▶ [PROBLEM TO WORK ON]
Copy all of the material word for word, except for the pictures.

▶ [INFORMATION PROVIDED]

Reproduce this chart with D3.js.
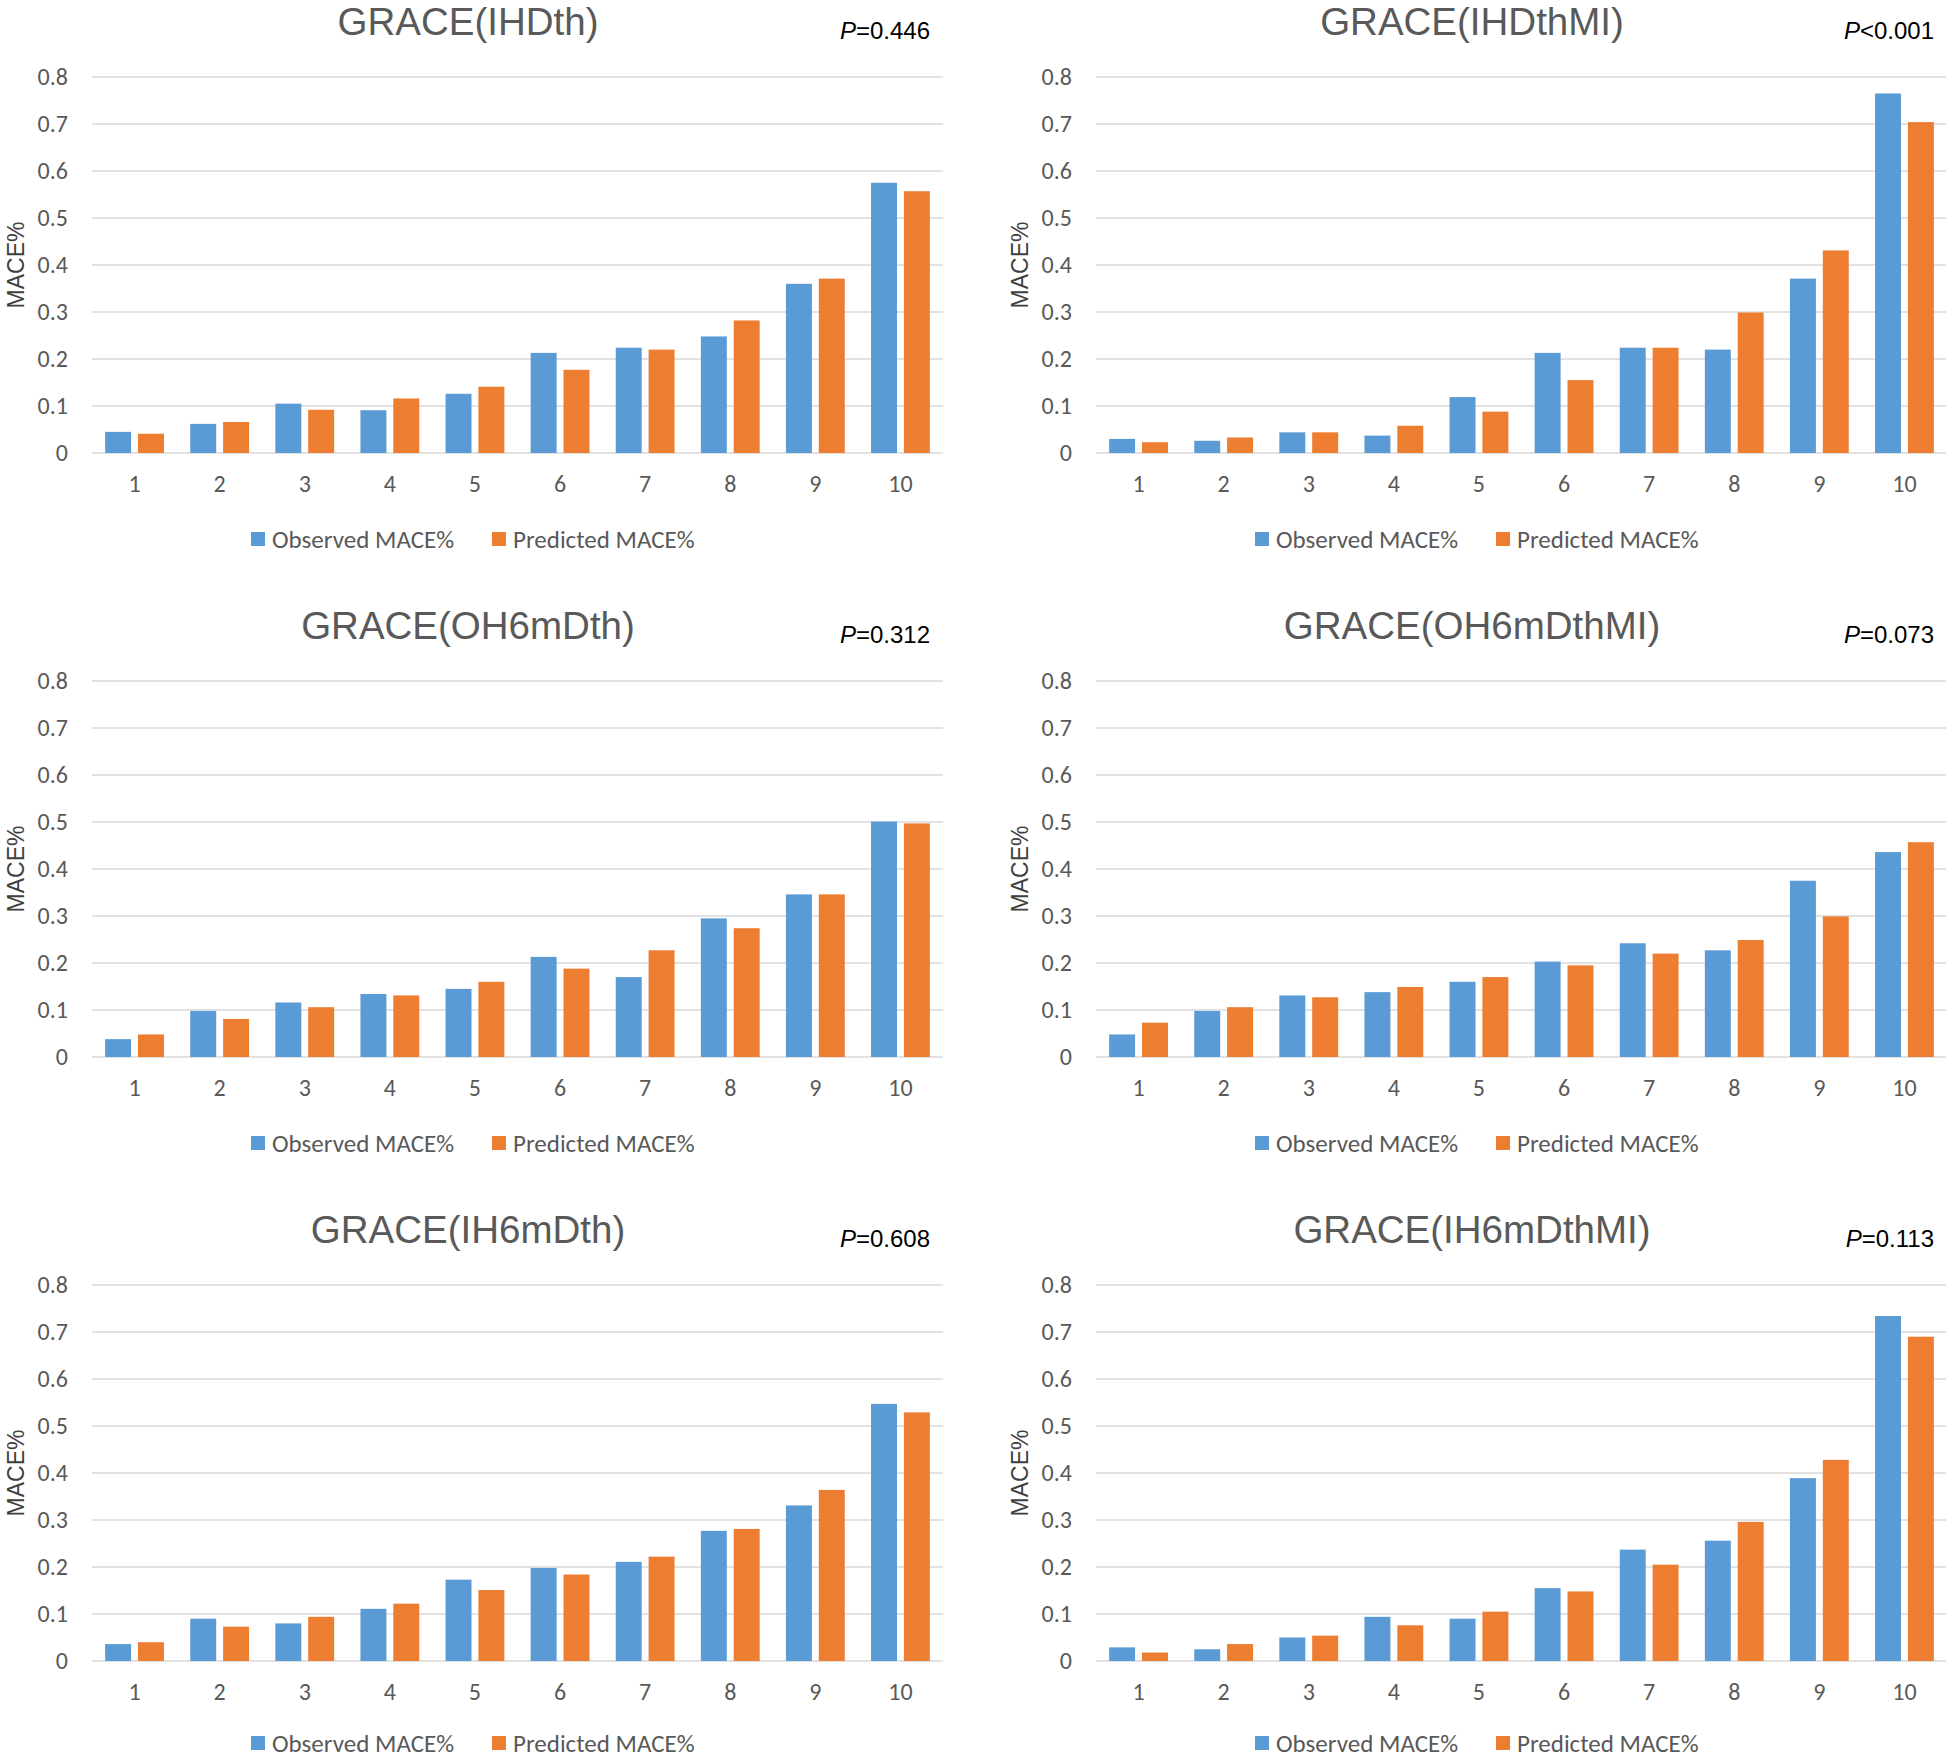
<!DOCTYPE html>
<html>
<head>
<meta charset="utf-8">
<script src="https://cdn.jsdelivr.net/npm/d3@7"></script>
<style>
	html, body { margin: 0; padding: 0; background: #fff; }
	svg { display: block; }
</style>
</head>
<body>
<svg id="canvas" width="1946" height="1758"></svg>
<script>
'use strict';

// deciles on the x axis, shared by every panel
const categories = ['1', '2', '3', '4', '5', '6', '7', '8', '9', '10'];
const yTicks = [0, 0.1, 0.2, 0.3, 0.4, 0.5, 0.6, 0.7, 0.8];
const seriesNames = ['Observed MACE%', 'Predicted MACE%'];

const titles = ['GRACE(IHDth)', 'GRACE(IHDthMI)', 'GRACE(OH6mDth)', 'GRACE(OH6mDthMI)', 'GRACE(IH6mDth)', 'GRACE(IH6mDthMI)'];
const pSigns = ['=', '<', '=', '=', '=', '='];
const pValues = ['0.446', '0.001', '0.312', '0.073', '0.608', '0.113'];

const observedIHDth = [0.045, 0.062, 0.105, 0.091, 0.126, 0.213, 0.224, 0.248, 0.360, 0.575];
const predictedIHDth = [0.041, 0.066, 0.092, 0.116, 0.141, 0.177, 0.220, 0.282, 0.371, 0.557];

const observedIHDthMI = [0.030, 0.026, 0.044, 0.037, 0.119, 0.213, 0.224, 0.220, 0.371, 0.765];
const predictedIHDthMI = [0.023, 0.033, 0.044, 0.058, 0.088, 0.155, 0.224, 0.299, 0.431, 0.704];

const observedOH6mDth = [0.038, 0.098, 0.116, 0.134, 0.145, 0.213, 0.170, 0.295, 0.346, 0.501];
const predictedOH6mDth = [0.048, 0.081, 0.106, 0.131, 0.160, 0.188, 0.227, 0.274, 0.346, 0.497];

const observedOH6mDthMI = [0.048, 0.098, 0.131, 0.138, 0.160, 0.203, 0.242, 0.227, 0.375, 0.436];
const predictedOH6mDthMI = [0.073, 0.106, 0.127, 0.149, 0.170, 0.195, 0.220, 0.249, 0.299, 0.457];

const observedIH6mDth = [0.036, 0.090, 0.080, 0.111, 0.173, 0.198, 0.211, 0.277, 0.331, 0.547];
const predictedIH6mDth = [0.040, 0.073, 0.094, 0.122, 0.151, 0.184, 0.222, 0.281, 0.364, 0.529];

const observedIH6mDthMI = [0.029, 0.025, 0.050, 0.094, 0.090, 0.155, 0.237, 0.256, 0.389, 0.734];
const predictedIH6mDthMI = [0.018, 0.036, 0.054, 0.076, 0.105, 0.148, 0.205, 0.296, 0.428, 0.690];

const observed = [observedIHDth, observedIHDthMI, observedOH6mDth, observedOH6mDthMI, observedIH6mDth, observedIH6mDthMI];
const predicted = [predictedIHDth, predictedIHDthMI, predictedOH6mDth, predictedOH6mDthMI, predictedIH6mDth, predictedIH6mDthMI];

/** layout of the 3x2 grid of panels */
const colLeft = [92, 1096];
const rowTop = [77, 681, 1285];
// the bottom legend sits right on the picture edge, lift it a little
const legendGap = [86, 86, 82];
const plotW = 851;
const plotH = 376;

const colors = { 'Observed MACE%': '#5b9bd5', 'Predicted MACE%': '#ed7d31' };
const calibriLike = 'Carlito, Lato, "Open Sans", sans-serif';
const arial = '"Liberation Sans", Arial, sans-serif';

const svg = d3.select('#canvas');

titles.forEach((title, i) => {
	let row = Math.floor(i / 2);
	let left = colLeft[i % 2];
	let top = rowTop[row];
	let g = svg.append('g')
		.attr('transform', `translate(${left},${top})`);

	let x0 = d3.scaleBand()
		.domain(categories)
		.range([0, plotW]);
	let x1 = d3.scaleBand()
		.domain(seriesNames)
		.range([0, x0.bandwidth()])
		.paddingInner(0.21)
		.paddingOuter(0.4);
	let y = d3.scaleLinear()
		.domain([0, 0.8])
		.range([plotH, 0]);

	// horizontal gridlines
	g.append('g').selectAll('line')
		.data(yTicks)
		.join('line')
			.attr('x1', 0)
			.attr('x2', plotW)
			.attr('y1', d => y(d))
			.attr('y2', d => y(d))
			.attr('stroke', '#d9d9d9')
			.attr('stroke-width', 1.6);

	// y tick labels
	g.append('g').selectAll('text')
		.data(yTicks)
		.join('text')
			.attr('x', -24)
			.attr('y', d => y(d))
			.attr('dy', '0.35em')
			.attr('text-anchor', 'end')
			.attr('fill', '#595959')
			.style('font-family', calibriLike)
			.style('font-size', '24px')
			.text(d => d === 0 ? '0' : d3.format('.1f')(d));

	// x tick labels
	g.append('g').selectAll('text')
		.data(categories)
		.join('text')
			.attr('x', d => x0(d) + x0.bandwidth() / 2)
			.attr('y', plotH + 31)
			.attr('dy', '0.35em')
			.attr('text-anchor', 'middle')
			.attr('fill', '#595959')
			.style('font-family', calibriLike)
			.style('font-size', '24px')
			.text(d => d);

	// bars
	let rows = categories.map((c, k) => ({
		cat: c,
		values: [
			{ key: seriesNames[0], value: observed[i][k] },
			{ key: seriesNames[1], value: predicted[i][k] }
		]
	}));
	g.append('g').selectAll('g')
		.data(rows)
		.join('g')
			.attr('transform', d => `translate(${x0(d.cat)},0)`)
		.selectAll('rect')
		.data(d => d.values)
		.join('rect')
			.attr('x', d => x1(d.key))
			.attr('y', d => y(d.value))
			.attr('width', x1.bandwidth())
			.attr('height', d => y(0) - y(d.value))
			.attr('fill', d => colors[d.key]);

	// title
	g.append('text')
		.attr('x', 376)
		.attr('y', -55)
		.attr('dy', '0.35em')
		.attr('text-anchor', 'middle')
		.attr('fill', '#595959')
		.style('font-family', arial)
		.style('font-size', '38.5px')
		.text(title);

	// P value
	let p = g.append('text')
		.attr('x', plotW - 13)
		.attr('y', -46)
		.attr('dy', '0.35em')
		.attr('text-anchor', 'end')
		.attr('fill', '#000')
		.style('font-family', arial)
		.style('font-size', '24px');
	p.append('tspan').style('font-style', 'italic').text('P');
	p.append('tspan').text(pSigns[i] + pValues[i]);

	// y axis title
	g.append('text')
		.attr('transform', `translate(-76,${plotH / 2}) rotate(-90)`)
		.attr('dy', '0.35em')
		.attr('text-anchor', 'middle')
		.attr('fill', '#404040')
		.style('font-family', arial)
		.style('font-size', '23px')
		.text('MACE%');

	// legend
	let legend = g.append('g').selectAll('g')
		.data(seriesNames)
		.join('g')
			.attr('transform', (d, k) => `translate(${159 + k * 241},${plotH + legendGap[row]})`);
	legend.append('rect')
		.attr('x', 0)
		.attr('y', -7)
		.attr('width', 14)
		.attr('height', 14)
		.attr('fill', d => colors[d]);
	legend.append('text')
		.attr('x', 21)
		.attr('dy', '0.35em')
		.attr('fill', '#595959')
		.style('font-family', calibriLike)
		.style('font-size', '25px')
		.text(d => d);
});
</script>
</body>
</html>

▶ [REPLY]
Reproduce this chart with D3.js.
<!DOCTYPE html>
<html>
<head>
<meta charset="utf-8">
<script src="https://cdn.jsdelivr.net/npm/d3@7"></script>
<style>
	html, body { margin: 0; padding: 0; background: #fff; }
	svg { display: block; }
</style>
</head>
<body>
<svg id="canvas" width="1946" height="1758"></svg>
<script>
'use strict';

// deciles on the x axis, shared by every panel
const categories = ['1', '2', '3', '4', '5', '6', '7', '8', '9', '10'];
const yTicks = [0, 0.1, 0.2, 0.3, 0.4, 0.5, 0.6, 0.7, 0.8];
const seriesNames = ['Observed MACE%', 'Predicted MACE%'];

const titles = ['GRACE(IHDth)', 'GRACE(IHDthMI)', 'GRACE(OH6mDth)', 'GRACE(OH6mDthMI)', 'GRACE(IH6mDth)', 'GRACE(IH6mDthMI)'];
const pSigns = ['=', '<', '=', '=', '=', '='];
const pValues = ['0.446', '0.001', '0.312', '0.073', '0.608', '0.113'];

const observedIHDth = [0.045, 0.062, 0.105, 0.091, 0.126, 0.213, 0.224, 0.248, 0.360, 0.575];
const predictedIHDth = [0.041, 0.066, 0.092, 0.116, 0.141, 0.177, 0.220, 0.282, 0.371, 0.557];

const observedIHDthMI = [0.030, 0.026, 0.044, 0.037, 0.119, 0.213, 0.224, 0.220, 0.371, 0.765];
const predictedIHDthMI = [0.023, 0.033, 0.044, 0.058, 0.088, 0.155, 0.224, 0.299, 0.431, 0.704];

const observedOH6mDth = [0.038, 0.098, 0.116, 0.134, 0.145, 0.213, 0.170, 0.295, 0.346, 0.501];
const predictedOH6mDth = [0.048, 0.081, 0.106, 0.131, 0.160, 0.188, 0.227, 0.274, 0.346, 0.497];

const observedOH6mDthMI = [0.048, 0.098, 0.131, 0.138, 0.160, 0.203, 0.242, 0.227, 0.375, 0.436];
const predictedOH6mDthMI = [0.073, 0.106, 0.127, 0.149, 0.170, 0.195, 0.220, 0.249, 0.299, 0.457];

const observedIH6mDth = [0.036, 0.090, 0.080, 0.111, 0.173, 0.198, 0.211, 0.277, 0.331, 0.547];
const predictedIH6mDth = [0.040, 0.073, 0.094, 0.122, 0.151, 0.184, 0.222, 0.281, 0.364, 0.529];

const observedIH6mDthMI = [0.029, 0.025, 0.050, 0.094, 0.090, 0.155, 0.237, 0.256, 0.389, 0.734];
const predictedIH6mDthMI = [0.018, 0.036, 0.054, 0.076, 0.105, 0.148, 0.205, 0.296, 0.428, 0.690];

const observed = [observedIHDth, observedIHDthMI, observedOH6mDth, observedOH6mDthMI, observedIH6mDth, observedIH6mDthMI];
const predicted = [predictedIHDth, predictedIHDthMI, predictedOH6mDth, predictedOH6mDthMI, predictedIH6mDth, predictedIH6mDthMI];

/** layout of the 3x2 grid of panels */
const colLeft = [92, 1096];
const rowTop = [77, 681, 1285];
// the bottom legend sits right on the picture edge, lift it a little
const legendGap = [86, 86, 82];
const plotW = 851;
const plotH = 376;

const colors = { 'Observed MACE%': '#5b9bd5', 'Predicted MACE%': '#ed7d31' };
const calibriLike = 'Carlito, Lato, "Open Sans", sans-serif';
const arial = '"Liberation Sans", Arial, sans-serif';

const svg = d3.select('#canvas');

titles.forEach((title, i) => {
	let row = Math.floor(i / 2);
	let left = colLeft[i % 2];
	let top = rowTop[row];
	let g = svg.append('g')
		.attr('transform', `translate(${left},${top})`);

	let x0 = d3.scaleBand()
		.domain(categories)
		.range([0, plotW]);
	let x1 = d3.scaleBand()
		.domain(seriesNames)
		.range([0, x0.bandwidth()])
		.paddingInner(0.21)
		.paddingOuter(0.4);
	let y = d3.scaleLinear()
		.domain([0, 0.8])
		.range([plotH, 0]);

	// horizontal gridlines
	g.append('g').selectAll('line')
		.data(yTicks)
		.join('line')
			.attr('x1', 0)
			.attr('x2', plotW)
			.attr('y1', d => y(d))
			.attr('y2', d => y(d))
			.attr('stroke', '#d9d9d9')
			.attr('stroke-width', 1.6);

	// y tick labels
	g.append('g').selectAll('text')
		.data(yTicks)
		.join('text')
			.attr('x', -24)
			.attr('y', d => y(d))
			.attr('dy', '0.35em')
			.attr('text-anchor', 'end')
			.attr('fill', '#595959')
			.style('font-family', calibriLike)
			.style('font-size', '24px')
			.text(d => d === 0 ? '0' : d3.format('.1f')(d));

	// x tick labels
	g.append('g').selectAll('text')
		.data(categories)
		.join('text')
			.attr('x', d => x0(d) + x0.bandwidth() / 2)
			.attr('y', plotH + 31)
			.attr('dy', '0.35em')
			.attr('text-anchor', 'middle')
			.attr('fill', '#595959')
			.style('font-family', calibriLike)
			.style('font-size', '24px')
			.text(d => d);

	// bars
	let rows = categories.map((c, k) => ({
		cat: c,
		values: [
			{ key: seriesNames[0], value: observed[i][k] },
			{ key: seriesNames[1], value: predicted[i][k] }
		]
	}));
	g.append('g').selectAll('g')
		.data(rows)
		.join('g')
			.attr('transform', d => `translate(${x0(d.cat)},0)`)
		.selectAll('rect')
		.data(d => d.values)
		.join('rect')
			.attr('x', d => x1(d.key))
			.attr('y', d => y(d.value))
			.attr('width', x1.bandwidth())
			.attr('height', d => y(0) - y(d.value))
			.attr('fill', d => colors[d.key]);

	// title
	g.append('text')
		.attr('x', 376)
		.attr('y', -55)
		.attr('dy', '0.35em')
		.attr('text-anchor', 'middle')
		.attr('fill', '#595959')
		.style('font-family', arial)
		.style('font-size', '38.5px')
		.text(title);

	// P value
	let p = g.append('text')
		.attr('x', plotW - 13)
		.attr('y', -46)
		.attr('dy', '0.35em')
		.attr('text-anchor', 'end')
		.attr('fill', '#000')
		.style('font-family', arial)
		.style('font-size', '24px');
	p.append('tspan').style('font-style', 'italic').text('P');
	p.append('tspan').text(pSigns[i] + pValues[i]);

	// y axis title
	g.append('text')
		.attr('transform', `translate(-76,${plotH / 2}) rotate(-90)`)
		.attr('dy', '0.35em')
		.attr('text-anchor', 'middle')
		.attr('fill', '#404040')
		.style('font-family', arial)
		.style('font-size', '23px')
		.text('MACE%');

	// legend
	let legend = g.append('g').selectAll('g')
		.data(seriesNames)
		.join('g')
			.attr('transform', (d, k) => `translate(${159 + k * 241},${plotH + legendGap[row]})`);
	legend.append('rect')
		.attr('x', 0)
		.attr('y', -7)
		.attr('width', 14)
		.attr('height', 14)
		.attr('fill', d => colors[d]);
	legend.append('text')
		.attr('x', 21)
		.attr('dy', '0.35em')
		.attr('fill', '#595959')
		.style('font-family', calibriLike)
		.style('font-size', '25px')
		.text(d => d);
});
</script>
</body>
</html>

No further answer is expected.